##### SOURCE RECORDS #####
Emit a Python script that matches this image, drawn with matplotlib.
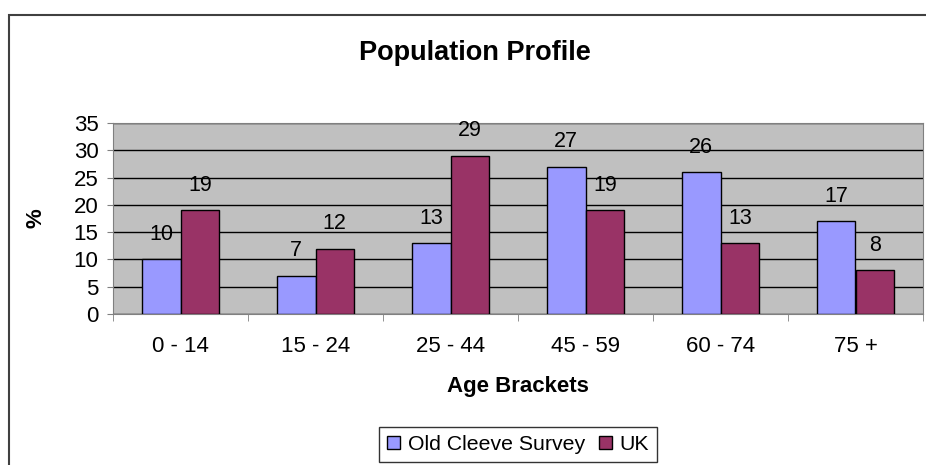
#####
##### SOURCE RECORDS #####
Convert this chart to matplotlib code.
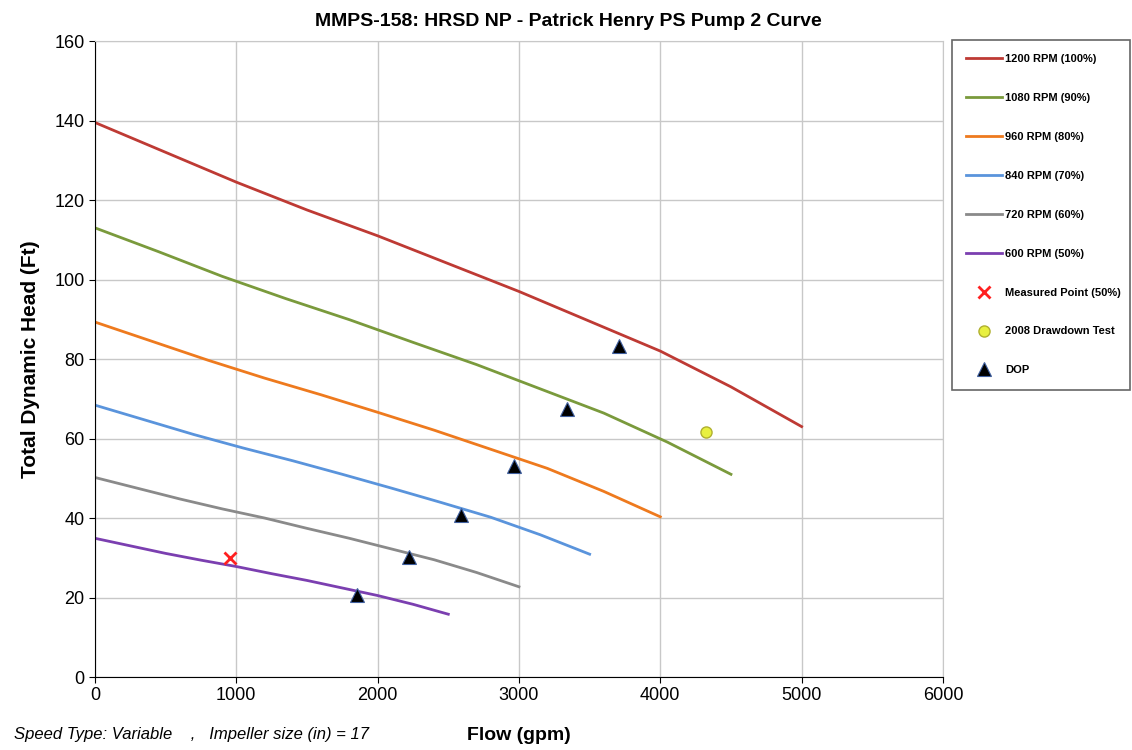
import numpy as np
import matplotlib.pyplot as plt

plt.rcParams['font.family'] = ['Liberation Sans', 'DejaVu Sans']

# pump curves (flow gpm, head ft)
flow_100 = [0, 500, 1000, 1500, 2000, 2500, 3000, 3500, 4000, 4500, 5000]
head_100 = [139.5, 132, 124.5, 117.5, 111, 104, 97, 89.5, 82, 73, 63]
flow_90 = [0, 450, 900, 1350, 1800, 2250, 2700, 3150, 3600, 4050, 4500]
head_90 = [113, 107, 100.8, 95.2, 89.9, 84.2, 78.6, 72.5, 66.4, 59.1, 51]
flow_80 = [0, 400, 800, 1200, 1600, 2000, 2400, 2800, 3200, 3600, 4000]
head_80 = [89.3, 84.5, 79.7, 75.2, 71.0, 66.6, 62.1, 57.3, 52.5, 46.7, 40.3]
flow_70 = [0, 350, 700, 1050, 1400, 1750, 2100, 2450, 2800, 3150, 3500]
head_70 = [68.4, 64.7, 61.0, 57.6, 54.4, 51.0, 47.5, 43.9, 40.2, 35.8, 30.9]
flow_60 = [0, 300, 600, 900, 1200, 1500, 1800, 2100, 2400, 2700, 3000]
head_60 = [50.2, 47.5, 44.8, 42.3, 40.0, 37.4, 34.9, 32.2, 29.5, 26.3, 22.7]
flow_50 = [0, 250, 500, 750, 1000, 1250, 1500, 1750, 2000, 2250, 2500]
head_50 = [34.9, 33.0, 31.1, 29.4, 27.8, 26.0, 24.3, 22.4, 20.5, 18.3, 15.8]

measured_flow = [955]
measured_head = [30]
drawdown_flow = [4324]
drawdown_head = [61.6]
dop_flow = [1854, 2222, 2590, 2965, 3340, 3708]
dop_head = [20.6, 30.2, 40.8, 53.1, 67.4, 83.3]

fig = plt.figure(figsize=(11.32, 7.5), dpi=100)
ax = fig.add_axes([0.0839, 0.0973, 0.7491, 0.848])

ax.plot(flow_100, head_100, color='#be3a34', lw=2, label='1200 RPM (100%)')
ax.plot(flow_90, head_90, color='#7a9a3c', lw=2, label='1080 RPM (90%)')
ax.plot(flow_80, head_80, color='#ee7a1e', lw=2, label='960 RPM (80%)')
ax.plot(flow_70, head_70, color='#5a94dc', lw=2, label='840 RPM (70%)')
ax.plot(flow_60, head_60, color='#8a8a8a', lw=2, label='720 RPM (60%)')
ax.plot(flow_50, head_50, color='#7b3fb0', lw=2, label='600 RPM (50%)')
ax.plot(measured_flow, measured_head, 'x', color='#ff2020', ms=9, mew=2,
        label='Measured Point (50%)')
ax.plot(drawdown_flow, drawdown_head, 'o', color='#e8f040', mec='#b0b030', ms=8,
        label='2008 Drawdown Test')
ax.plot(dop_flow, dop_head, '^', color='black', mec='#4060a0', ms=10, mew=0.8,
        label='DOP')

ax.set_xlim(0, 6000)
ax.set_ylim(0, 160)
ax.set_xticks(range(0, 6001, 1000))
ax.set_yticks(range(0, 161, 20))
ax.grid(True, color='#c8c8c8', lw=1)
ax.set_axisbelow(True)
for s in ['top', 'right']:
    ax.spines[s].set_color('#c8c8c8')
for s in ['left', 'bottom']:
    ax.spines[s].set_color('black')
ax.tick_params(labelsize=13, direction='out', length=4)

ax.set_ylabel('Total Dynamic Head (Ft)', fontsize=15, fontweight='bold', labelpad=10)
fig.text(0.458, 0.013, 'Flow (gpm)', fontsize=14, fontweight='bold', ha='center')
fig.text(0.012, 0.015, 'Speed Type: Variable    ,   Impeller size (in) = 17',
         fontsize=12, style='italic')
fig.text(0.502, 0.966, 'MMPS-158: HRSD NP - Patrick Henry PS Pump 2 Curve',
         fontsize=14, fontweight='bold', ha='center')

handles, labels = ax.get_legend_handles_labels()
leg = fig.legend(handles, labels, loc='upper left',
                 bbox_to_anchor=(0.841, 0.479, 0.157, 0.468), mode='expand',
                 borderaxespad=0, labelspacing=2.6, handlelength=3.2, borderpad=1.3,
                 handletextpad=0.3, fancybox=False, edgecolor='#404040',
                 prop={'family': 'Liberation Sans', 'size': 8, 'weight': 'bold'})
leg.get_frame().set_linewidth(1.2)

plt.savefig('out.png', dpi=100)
#####
### [STATED EXERCISE]
What lines above run from the one with "Convert this chart to matplotlib code." to the one with "plt.rcParams['font.family'] = ['Liberation"? Give them again exactly, ends included, and leave the pictures out.

### [CORRECT RESPONSE]
Convert this chart to matplotlib code.
import numpy as np
import matplotlib.pyplot as plt

plt.rcParams['font.family'] = ['Liberation Sans', 'DejaVu Sans']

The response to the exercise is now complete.